Bond market traders said the ECB bought several relatively small chunks of Portuguese and Irish bonds on Thursday and was back in the market on Friday, bringing down the risk premium on all peripheral countries' bonds over safe-haven German 10-year Bunds.

Trichet's ECB colleague, Ewald Nowotny, said the ECB had used its bond-buying program energetically this week.

But there was no sign of the shock and awe scale of purchases that some analysts said it would take to halt mounting pressure on euro zone sovereigns that is squeezing Portugal and Spain after forcing Greece and Ireland to seek bailouts.

It remains to be seen whether the ECB is really picking up the pace of bond buying, but I wouldn't count on it. They've certainly shown a lack of appetite in the past, said Everett Brown, strategist at IDEAglobal in London.

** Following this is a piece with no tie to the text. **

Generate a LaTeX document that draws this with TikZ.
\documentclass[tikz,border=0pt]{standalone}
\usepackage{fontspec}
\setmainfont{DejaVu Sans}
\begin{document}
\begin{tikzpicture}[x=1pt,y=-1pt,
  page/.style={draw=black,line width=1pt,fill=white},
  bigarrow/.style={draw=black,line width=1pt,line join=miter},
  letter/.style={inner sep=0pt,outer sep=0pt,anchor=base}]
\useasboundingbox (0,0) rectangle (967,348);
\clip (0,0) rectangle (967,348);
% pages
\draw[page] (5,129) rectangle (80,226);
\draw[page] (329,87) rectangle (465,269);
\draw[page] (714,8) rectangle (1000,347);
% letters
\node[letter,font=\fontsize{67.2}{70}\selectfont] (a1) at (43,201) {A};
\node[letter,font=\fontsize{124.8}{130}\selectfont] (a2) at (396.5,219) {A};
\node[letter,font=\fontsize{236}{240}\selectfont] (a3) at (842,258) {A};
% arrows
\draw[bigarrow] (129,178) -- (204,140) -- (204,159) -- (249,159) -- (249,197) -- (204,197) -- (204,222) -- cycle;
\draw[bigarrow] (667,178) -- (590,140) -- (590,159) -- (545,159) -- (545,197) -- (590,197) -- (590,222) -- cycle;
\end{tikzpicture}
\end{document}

Spanish, Portuguese and Irish bond yields edged down and the cost of insuring peripheral euro zone debt against default fell marginally. [ID:nWEA5797] The euro was steady at around $1.3250, well above the three-month low it hit on Tuesday, and European shares were also slightly up. [ID:nLDE6B20OQ]

But whether the ECB's show of deterrence and Trichet's hints of possible firmer action will be enough to stop market wildfire spreading across the euro zone remains uncertain.

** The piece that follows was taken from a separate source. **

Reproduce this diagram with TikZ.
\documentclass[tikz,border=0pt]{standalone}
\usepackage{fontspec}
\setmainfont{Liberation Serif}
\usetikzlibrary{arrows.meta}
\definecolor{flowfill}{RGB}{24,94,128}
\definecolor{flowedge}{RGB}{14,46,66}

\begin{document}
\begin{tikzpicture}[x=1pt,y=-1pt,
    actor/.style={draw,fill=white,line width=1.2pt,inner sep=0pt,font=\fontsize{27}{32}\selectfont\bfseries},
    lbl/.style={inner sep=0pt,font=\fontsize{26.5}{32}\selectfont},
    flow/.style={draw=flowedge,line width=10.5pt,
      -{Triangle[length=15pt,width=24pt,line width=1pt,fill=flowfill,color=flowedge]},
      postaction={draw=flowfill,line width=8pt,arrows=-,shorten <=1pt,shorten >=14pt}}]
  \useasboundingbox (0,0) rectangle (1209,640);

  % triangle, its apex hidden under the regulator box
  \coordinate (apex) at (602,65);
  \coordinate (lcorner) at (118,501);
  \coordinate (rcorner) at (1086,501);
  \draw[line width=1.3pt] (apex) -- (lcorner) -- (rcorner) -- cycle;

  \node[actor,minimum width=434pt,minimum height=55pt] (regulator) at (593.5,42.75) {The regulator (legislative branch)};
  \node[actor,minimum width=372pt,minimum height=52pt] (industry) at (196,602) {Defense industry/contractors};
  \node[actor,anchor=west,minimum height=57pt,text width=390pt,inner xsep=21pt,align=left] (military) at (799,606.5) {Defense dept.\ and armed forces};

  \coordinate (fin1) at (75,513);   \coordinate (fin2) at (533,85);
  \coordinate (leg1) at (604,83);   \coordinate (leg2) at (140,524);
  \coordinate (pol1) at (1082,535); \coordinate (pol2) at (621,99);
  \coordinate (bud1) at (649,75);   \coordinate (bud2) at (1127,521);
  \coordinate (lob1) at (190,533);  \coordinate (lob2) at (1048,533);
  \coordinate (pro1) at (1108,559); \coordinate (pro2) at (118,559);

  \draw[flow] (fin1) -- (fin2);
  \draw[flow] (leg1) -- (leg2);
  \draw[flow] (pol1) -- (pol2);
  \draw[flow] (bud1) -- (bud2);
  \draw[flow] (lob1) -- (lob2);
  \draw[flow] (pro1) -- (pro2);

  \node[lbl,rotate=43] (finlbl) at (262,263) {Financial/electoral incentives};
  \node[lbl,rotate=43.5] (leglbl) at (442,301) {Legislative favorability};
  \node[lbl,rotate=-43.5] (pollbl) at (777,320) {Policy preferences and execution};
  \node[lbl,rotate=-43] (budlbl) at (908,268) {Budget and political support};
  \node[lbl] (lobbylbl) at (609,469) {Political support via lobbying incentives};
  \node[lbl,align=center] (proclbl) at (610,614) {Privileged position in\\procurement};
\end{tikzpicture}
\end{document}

So far, politics has lost out against the market. What is needed now is a clear, unambiguous solution that makes the market realize the political will to keep the euro is so big that speculation and panic can be turned off, said economist Andreas Scheuerle at Germany's DekaBank.

S&P CRITICISES EU PLAN

The fragility of European governments' efforts to stem the debt crisis shaking the 16-nation single currency area was underlined when credit ratings agency Standard & Poor's said on Thursday it may cut Greece's BB+ rating in three months' time.

S&P singled out German-driven EU plans to make private bondholders share the burden of any future default by a euro zone sovereign after 2013 as one reason for its decision.

A statement by EU finance ministers that future rescue loans by European governments would have seniority over all other creditors except the IMF reduced the prospects of private bondholders being repaid in full, it said.

Trichet, who has voiced concern about making private bondholders share losses in any future default, said on Friday that EU governments must state clearly they will not seek haircuts and debt restructuring as a condition for giving aid.

Spanish Economy Minister Elena Salgado said her country, which has rushed out new privatization plans to pacify markets, was definitely not next in line for outside assistance.

She also told BBC radio that the European Union could not have a common currency without a common economic policy and stronger joint economic governance.

Spain has been at odds with Germany over the need for more fiscal solidarity in the euro zone.

German Finance Minister Wolfgang Schaeuble was quoted on Friday as saying European governments had all the means needed to save the euro and could count on global support. He also predicted financial markets' nervousness would gradually ease.

I am totally convinced that we have all the means to preserve the future of the euro as a stable global currency, Schaeuble told French business daily Les Echos.

Asked about financial markets' nervousness despite a weekend deal for an 85 billion euro bailout for Ireland, Schaeuble said: We currently have a concern which does not correspond to reality. But I am convinced that it will disappear as we apply in a consistent manner the decisions which have been taken.

RELIEF

On Thursday, Trichet provided relief for commercial banks in peripheral euro zone countries, some of which are frozen out of interbank lending and have become totally dependent on the ECB for funds, by announcing the bank would continue unlimited funding at its base rate for at least another three months.

And he sought to deter speculation against euro zone debt by reminding markets that the central bank was continuing to buy government bonds and explicitly did not discourage market expectations that it would be stepped up.

Referring to the policy the ECB started after Greece was bailed out in May, he said: The Securities Market Program (SMP) is ongoing, I repeat -- ongoing ... I won't comment on the observations of market participants.